Alterations and improvements. The data source for alterations and improvements is the (Canadian) homeowner repair and renovation survey. Homeowners have no particular incentive to hide repairs and renovations, as they are not responsible for payment of taxes on the income earned. Thus, a maximum of 20% is assumed in the under-reporting of the total payments for materials and labour. This upper bound can be checked for plausibility by first estimating the total amount of home improvements put in place. These estimates are based on householders’ purchases of materials (assuming all purchases are made legally) and the estimated ratios of material content to the total value of work. Next the estimated value of the homeowners’ own work (based on time use survey data) is deducted to arrive at an estimate of the value of underground contract work.
Transfer costs. Real estate commissions are computed by applying average commission rates to reported sales. Average commission rates are obtained from the Canadian Real Estate Association. The value of sales is not thought to be underestimated, as real estate agents prefer to advertise rather than hide their success in making sales.
Household expenditure on goods and services
4.28. There are three aspects to underground activities in this area:
under the table purchases, known by other authors as cash settlements;
skimming, whereby businesses fail to declare part of their legitimate business income to the tax authorities and (presumably) to the statistical agency as well; and
4.29. Expenditures are divided into 140 different categories, which are grouped according to type of goods and services and the opportunities for underground transactions. For some groups of goods and services, underground transactions are virtually impossible. An important example is purchases of new motor vehicles. The expenditure groups that are singled out for special treatment are tobacco, alcoholic beverages, rent, room and board, professional services, food, childcare, and domestic and household services. Within each of these groups the maximum conceivable values of under the table purchases, skimming and tips are considered and compared with the figures already included in the official GDP estimates.

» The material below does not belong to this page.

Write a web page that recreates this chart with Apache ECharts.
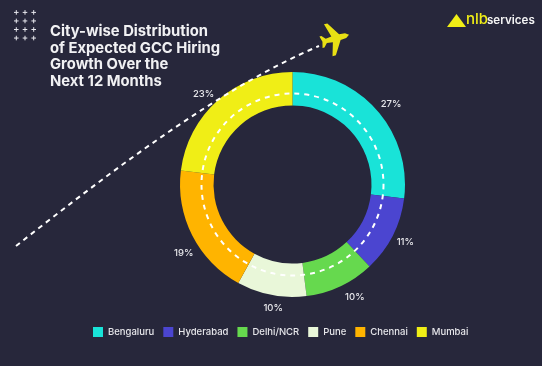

4.30. Understatement of business receipts (skimming) does not necessarily translate into underestimation of GDP. In the case of businesses selling to other businesses, the businesses doing the purchasing will find a way of passing purchase costs onto their customers whether or not the purchases have been under the table. Thus the market prices of good and services sold to final consumers automatically embody any skimming that may have gone on at an intermediate level. This reasoning suggests that only skimming by businesses selling to households needs to be considered.
4.31. Self-employed individuals and small businesses have more opportunity to engage in skimming than large businesses. It is very unlikely that large retail organisations with hundreds or thousands of employees indulge in skimming at all as the risk of damage to their reputation (should the skimming be discovered) would far outweigh the benefits of it. Large businesses are thus likely to focus on tax avoidance rather than tax evasion and it can be assumed that skimming is restricted to small businesses.
4.32. Input-output tables provide a general picture because the effects of skimming can show up in balancing the tables as implausibly low values of retailers’ profit.
4.33. Skimming levels are estimated by category: 25% of gross receipts for services; 15% for taxicabs and most retail trade; 25% for vending machine operators, direct sellers, and repair shops.
4.34. On top of skimming there are direct sales of goods and services by individuals that are not registered as businesses. These are also considered on a category-by-category basis. In the case of food, for example, direct sales by farmers reported by the provincial departments of agriculture are inflated by 20%.
4.35. Tables 4.2 and 4.3, respectively, indicate the upper limits thus obtained of personal expenditures missing from the published estimates and of underground transactions missed from expenditure based GDP.
|Skimming by businesses||10 836|
|Contraband tobacco||1 057|
|Illegally manufactured wine||515|
|Mark-ups on illegal alcohol||565|
|Rent, room and board||269|
|Domestic and household services||250|
|Subtotal||14 830||393 053||3.8|
|Goods and services tax and provincial sales tax||0||26 483|
|Total||14 830||419 536||3.5|
|Personal expenditure on goods and services||14 830||419 536||3.5|
|Government current expenditure on g&s||0||148 377|
|Government investment||0||16 508|
|Business investment in fixed capital||3 578||113 440||3.2|
|Residential construction||3 578||43 992||8.1|
|New residential construction||1.883||20 934||9.0|
|Alterations and improvements||1 695||12 153||13.9|
|Transfer costs||0||10 905|
|Non-residential construction||0||30 189|
|Machinery and equipment||0||39 259|
|Business investment in inventories||–15||–2 258||–0.6|
|Exports||1 100||181 948||0.6|
|Less Imports||1 003||185 751||0.5|
|Merchandise||1 003||147 588||0.7|
|GDP at market prices||18 408||688 541||2.7|
4.3.3. Upper Bound – Production Approach
4.36. Broesterhuizen (1985) describes upper bound estimation (referred to in the paper as “sensitivity analysis”) for underground production in the Netherlands using the production approach. The following paragraphs outline the procedure used.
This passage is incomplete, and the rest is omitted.